Amon Amarth are a band reputed for being consistent. Whether this means earning some criticism for never changing their formula, or the rabid fandom of countless metalheads eating up every release, it seems to work just fine for them. I happen to love every one of their releases. I'm a massive fan of the band, but I am also aware that their albums suffer from repetition syndrome. Having said this, it was feared that Amon Amarth had peaked with last year's extraordinary "With Oden On Our Side." The album perfectly blended crushing riffs with soaring melodies and the occasional ballad-esque song; the result was, in my eyes, a melodic death metal masterpiece.
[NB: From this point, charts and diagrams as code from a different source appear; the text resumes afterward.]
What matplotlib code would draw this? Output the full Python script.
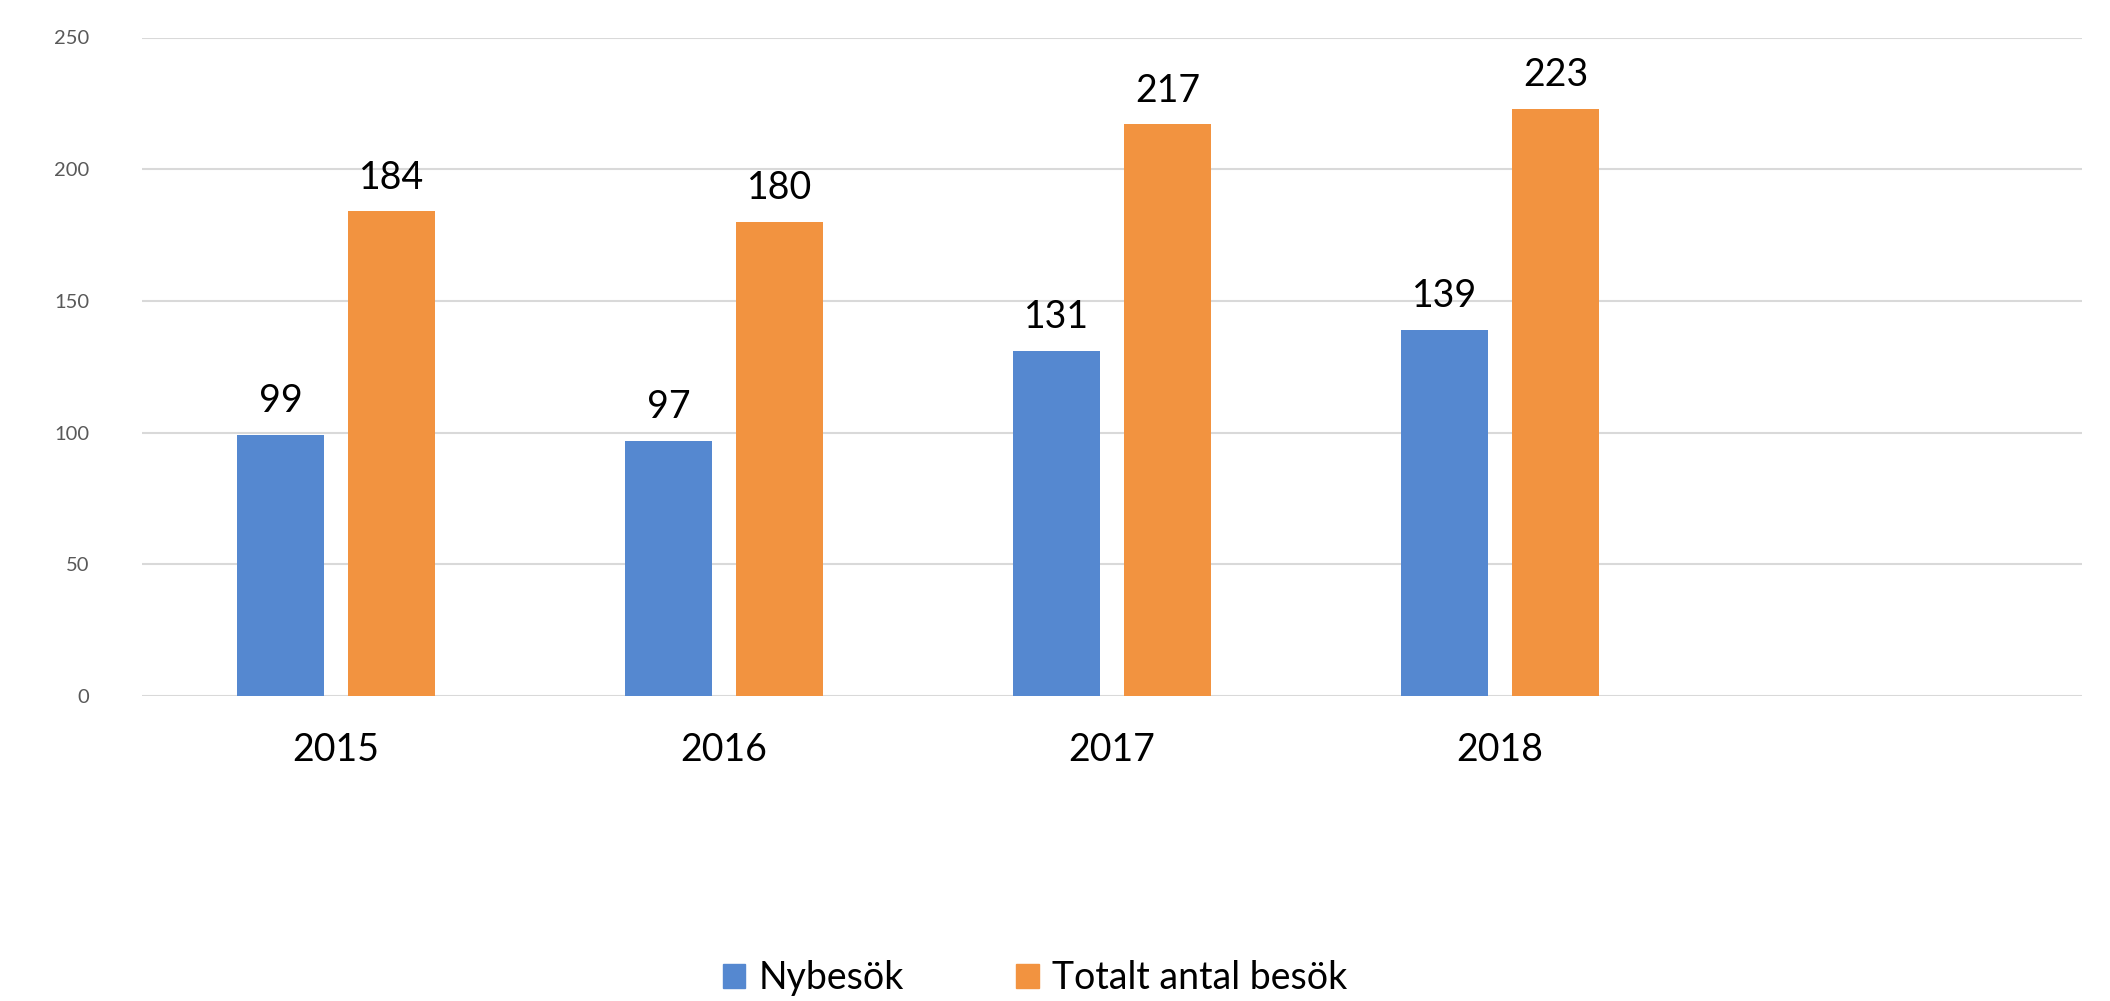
import matplotlib
matplotlib.use("Agg")
import matplotlib.pyplot as plt
import numpy as np
from matplotlib.patches import Patch

categories = ["2015", "2016", "2017", "2018", ""]
nybesok = [99, 97, 131, 139, None]
totalt = [184, 180, 217, 223, None]
series_names = ["Nybesök", "Totalt antal besök"]
yticks = [0, 50, 100, 150, 200, 250]

blue = "#5588D0"
orange = "#F29340"

plt.rcParams['font.family'] = ['Lato', 'DejaVu Sans']

W, H = 2110, 1001
fig = plt.figure(figsize=(W/100, H/100), dpi=100)
ax = fig.add_axes([142/W, 1-696/H, (2082-142)/W, (696-37.5)/H])

x = np.arange(len(categories))
bw = 0.225
off = 0.143
for i, (a, b) in enumerate(zip(nybesok, totalt)):
    if a is not None:
        ax.bar(x[i]-off, a, bw, color=blue, zorder=3)
        ax.text(x[i]-off, a + 6, str(a), ha='center', va='bottom', fontsize=27, color='black')
    if b is not None:
        ax.bar(x[i]+off, b, bw, color=orange, zorder=3)
        ax.text(x[i]+off, b + 6, str(b), ha='center', va='bottom', fontsize=27, color='black')

ax.set_xlim(-0.5, len(categories)-0.5)
ax.set_ylim(0, 250)
ax.set_yticks(yticks)
ax.set_yticklabels([str(t) for t in yticks], fontsize=14.5, color='#595959')
ax.set_xticks(x)
ax.set_xticklabels(categories, fontsize=27, color='black')
ax.tick_params(axis='both', length=0)
ax.tick_params(axis='y', pad=38)
ax.tick_params(axis='x', pad=26)
ax.grid(axis='y', color='#D9D9D9', linewidth=1.5, zorder=0)
for s in ax.spines.values():
    s.set_visible(False)

handles = [Patch(color=blue), Patch(color=orange)]
fig.legend(handles, series_names, loc='center', bbox_to_anchor=(1035/W, 1-978/H),
           ncol=2, frameon=False, fontsize=27, handlelength=0.6, handleheight=0.6,
           handletextpad=0.35, columnspacing=3.0)

fig.savefig("out.png", dpi=100)
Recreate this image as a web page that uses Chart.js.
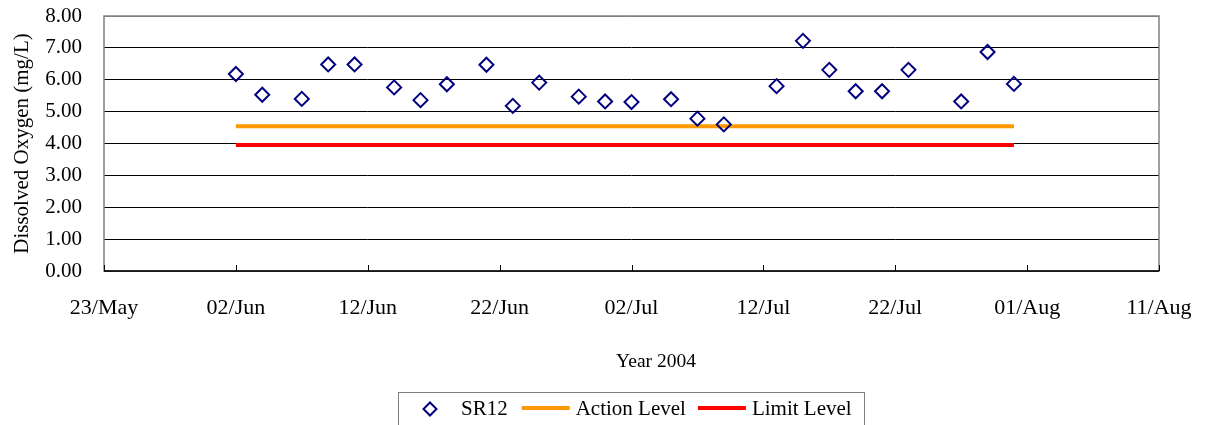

This year, the band has come up with an offering that, while not as truly memorable as WOOOS, manages to broaden their musical horizons while still delivering the same old ass kicking viking-tinged metal we know and love. Or maybe you don't.

In a recent interview with Chad Bowar, Johan Hegg was asked what the band had done to make "Twilight" different from their other releases. He said the most important difference was that they'd lifted the melodies in the mix, making them more prominent. From the beginning of the album, this is immediately obvious. Previous songs, such as "Hermod's Ride to Hel" off last year's album, have seen the melodic leads of Olavi and Johan being forced to compete with the drums and Johan's growls. The title track, however, shows us that the guitars have been given more room to demonstrate the impressive melodies these guitarists are capable of producing. Other songs such as "Varyags of Miklagaard" continue to showcase these soaring leads, and contribute a more grand atmosphere to the album. I would love to see "Thousand Years of Oppression" re-recorded with this new production technique.

The songs on "Twilight of the Thunder God" have not suffered or been "toned down" thanks to this new production technique, however. Not by any means. Johan's vocals are harsher than ever, and songs such as "Where is Your God?" (think a more guttural Asator) and "Guardians of Asgaard" demonstrate how brutal the band can still be. The lyrical themes have also been expanded from the simplistic, sometimes comical, lines of previous releases. The band's story-telling abilities have improved dramatically, without resorting to straight forward methods. "The Hero" in particular is an impressive piece with an awesome ending and story arch. Fredrik's drumming is still top-notch and provides a solid base for the rest of the band to work from. Perhaps lacking, though, is his masterful and varied work from previous tracks such as "Death in Fire" and "Cry of the Black Birds."

Putting aside the stronger presence of melody, there are more changes to Amon Amarth' sound on this album. "Live For The Kill" kicks off with an awesome intro, and some impressive guitar work. Seems like a standard Amon track.Then comes the completely unexpected cello break, provided by Finnish trio Apocalyptica. Amon Amarth have never done anything like this before, and the results are stunning. The guitar is a versatile instrument, but sometimes cannot provide the sheer emotional atmosphere invoked when classical instruments are brought into the mix. An overuse of this technique would ruin the album, but the band has been smart enough to only give us a taste. Following this track is the album's vast, almost progressive, end track; "Embrace of the Endless Ocean." Bringing back the awesome tapping techniques used sparingly on "Versus the World", the guitarists not only give us some more excellent melodic work, but have also shifted their tone to a less 'metal' sound. The result is something entirely new for Amon Amarth, and hopefully a glimpse of what is to come.

"Twilight of the Thunder God" is an excellent album. It delivers what is expected from Amon Amarth, while simultaneously incorporating new ideas and instrumentation. What prevents it from being a classic, however, is the ever-present filler track ("No Fear For The Setting Sun) and nothing new from Fredrik in the percussion department. Even if you aren't a fan of the band's previous work, I suggest giving this album a try. That kickass cover art should be a welcome addition to any collection.